1.3.2 If you want to simulate for instance a FLUPSY in an estuary: a) insert the volume of the FLUPSY, and b) the flow rate from the surrounding water of the entire FLUPSY not of the individual silos. Or you can simulate the individual silo inserting in the model its water volume and individual flow rate.
2. Assumptions and limitations:
2.1 This is a one compartment budget model that aims to capture average boundary ranges to operate the system, whereby:
- the sources include the water inflow into the oyster nursery system and phytoplankton growth rate (in the option with the bloom tanks);
- the sinks include the Pacific oyster filtration and the system outflow (assumed equal to the inflow).
2.2 The mass balance is solved at steady state to ensure a given food concentration in the holding tanks.

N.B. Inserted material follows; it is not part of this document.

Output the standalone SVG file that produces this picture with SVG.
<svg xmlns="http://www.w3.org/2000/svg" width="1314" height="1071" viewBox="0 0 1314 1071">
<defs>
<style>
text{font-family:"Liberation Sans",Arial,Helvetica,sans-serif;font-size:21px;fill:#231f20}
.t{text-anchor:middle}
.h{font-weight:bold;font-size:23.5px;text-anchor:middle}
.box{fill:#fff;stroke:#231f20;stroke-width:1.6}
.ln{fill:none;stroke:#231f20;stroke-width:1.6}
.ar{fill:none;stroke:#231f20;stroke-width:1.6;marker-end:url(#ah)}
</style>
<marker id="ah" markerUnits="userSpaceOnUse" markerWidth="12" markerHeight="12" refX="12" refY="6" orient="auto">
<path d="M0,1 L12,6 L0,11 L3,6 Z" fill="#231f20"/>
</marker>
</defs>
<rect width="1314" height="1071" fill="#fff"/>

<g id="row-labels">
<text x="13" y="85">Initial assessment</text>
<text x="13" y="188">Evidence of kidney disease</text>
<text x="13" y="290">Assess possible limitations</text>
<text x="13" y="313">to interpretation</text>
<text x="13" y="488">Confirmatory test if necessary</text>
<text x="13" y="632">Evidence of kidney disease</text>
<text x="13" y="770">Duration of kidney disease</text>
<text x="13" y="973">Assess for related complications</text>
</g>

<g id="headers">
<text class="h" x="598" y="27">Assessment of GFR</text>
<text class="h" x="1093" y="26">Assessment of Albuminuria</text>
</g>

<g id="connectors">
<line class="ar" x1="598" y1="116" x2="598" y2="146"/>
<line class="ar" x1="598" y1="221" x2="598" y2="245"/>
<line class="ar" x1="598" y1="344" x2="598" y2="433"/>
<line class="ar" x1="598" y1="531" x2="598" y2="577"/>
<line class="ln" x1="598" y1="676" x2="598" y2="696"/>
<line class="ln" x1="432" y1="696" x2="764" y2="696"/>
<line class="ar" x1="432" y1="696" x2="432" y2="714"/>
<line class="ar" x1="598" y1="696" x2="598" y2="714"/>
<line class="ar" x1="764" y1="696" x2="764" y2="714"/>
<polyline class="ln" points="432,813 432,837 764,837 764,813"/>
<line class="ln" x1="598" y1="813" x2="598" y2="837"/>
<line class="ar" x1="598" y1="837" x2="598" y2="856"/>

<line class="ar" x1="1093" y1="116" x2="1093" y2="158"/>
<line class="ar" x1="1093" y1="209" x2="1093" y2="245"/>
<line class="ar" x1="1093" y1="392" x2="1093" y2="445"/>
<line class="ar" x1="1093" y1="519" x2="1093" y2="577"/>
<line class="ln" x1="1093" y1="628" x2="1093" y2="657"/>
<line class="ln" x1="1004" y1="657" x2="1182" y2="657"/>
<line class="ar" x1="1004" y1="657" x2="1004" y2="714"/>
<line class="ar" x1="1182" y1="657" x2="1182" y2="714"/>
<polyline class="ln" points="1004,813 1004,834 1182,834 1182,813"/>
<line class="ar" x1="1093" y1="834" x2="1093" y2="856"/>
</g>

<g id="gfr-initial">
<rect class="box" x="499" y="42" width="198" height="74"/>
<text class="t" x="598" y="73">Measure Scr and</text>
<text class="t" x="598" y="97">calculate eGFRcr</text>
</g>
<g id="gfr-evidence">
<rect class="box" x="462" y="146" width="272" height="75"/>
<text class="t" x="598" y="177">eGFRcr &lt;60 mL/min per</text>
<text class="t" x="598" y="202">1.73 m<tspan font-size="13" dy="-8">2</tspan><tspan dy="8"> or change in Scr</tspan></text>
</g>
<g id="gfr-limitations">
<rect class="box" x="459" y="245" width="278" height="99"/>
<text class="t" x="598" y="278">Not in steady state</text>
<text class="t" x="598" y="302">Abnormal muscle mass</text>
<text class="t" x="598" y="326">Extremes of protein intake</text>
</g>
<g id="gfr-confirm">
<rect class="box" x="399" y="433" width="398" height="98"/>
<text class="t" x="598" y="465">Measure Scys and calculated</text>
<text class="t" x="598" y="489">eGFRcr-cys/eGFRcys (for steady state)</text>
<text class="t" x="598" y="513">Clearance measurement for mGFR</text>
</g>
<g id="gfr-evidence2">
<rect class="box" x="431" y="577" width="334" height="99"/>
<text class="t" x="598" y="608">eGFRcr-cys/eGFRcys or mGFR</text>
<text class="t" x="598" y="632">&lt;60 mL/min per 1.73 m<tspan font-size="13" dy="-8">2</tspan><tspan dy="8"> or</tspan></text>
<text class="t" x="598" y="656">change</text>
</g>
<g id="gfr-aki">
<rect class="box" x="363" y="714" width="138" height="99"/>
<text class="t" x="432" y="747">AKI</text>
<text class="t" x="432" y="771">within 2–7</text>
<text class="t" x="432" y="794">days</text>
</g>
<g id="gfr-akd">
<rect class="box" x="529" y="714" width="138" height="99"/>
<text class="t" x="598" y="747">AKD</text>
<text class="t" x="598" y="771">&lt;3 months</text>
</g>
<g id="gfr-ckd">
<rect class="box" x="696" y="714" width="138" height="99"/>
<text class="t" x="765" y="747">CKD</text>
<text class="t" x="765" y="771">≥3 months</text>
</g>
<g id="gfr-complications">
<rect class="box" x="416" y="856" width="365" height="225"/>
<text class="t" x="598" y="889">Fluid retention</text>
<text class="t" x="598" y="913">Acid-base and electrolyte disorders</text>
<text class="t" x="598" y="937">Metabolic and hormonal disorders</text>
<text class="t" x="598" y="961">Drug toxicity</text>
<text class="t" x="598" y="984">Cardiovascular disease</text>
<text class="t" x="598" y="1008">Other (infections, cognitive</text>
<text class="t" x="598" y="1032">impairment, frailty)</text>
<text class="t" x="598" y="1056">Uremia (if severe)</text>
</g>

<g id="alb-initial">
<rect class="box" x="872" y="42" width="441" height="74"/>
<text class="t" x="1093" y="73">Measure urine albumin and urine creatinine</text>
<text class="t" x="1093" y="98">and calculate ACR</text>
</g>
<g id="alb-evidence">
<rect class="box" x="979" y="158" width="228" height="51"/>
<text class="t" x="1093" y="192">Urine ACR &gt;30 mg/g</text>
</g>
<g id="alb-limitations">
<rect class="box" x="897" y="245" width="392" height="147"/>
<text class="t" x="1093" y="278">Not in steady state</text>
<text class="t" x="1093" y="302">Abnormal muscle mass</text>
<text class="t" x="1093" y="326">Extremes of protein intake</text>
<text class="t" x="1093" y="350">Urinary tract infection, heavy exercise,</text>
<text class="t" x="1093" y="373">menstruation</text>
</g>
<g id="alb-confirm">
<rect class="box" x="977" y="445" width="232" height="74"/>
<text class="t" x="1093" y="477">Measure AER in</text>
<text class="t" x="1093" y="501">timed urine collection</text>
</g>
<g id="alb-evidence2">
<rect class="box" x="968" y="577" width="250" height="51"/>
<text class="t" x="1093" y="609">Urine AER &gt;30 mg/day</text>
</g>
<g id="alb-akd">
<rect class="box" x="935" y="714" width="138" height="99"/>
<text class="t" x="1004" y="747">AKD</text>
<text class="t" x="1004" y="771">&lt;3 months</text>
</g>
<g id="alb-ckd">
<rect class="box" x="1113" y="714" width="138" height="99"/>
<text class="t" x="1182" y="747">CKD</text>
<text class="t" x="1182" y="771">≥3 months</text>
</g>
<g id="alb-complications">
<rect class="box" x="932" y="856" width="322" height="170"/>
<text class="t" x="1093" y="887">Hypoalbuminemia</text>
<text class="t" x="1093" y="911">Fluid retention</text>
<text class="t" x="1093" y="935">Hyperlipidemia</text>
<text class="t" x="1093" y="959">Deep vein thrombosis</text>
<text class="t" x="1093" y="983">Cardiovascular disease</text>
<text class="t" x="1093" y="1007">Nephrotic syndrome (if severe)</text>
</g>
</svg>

The optimum concentration to maintain in the production unit should correspond to the minimum food concentration that maximizes ingestion or to the optimum concentration for growth. The default parameterization for the Pacific oyster is set to 44 cells/microliter, in the advanced settings, based on Tamayo et al. (2014) and Walne (1972).
2.3 Important effects that occur at a smaller scale like changes in the water flow rate due to oyster size/densities or tank shape are not simulated in the model.
2.4 The option with bloom tanks assumes these are interconnected with the oyster holding tank, which together are the simulated unit. In this case the water inflow is the water that enters from the outside (an adjacent ecosystem for instance) into the bloom tanks forced by tidal height or pumped.
2.5 The model includes an allometric filtration rate function (Gerdes 1983) and the temperature dependence effect that assumes optimum filtration rate for the Pacific oyster at 19ºC (Bougrier et al. 1995).
2.6 The salinity effects on filtration rate are not simulated thus it is assumed that water salinity is higher than 20 psu.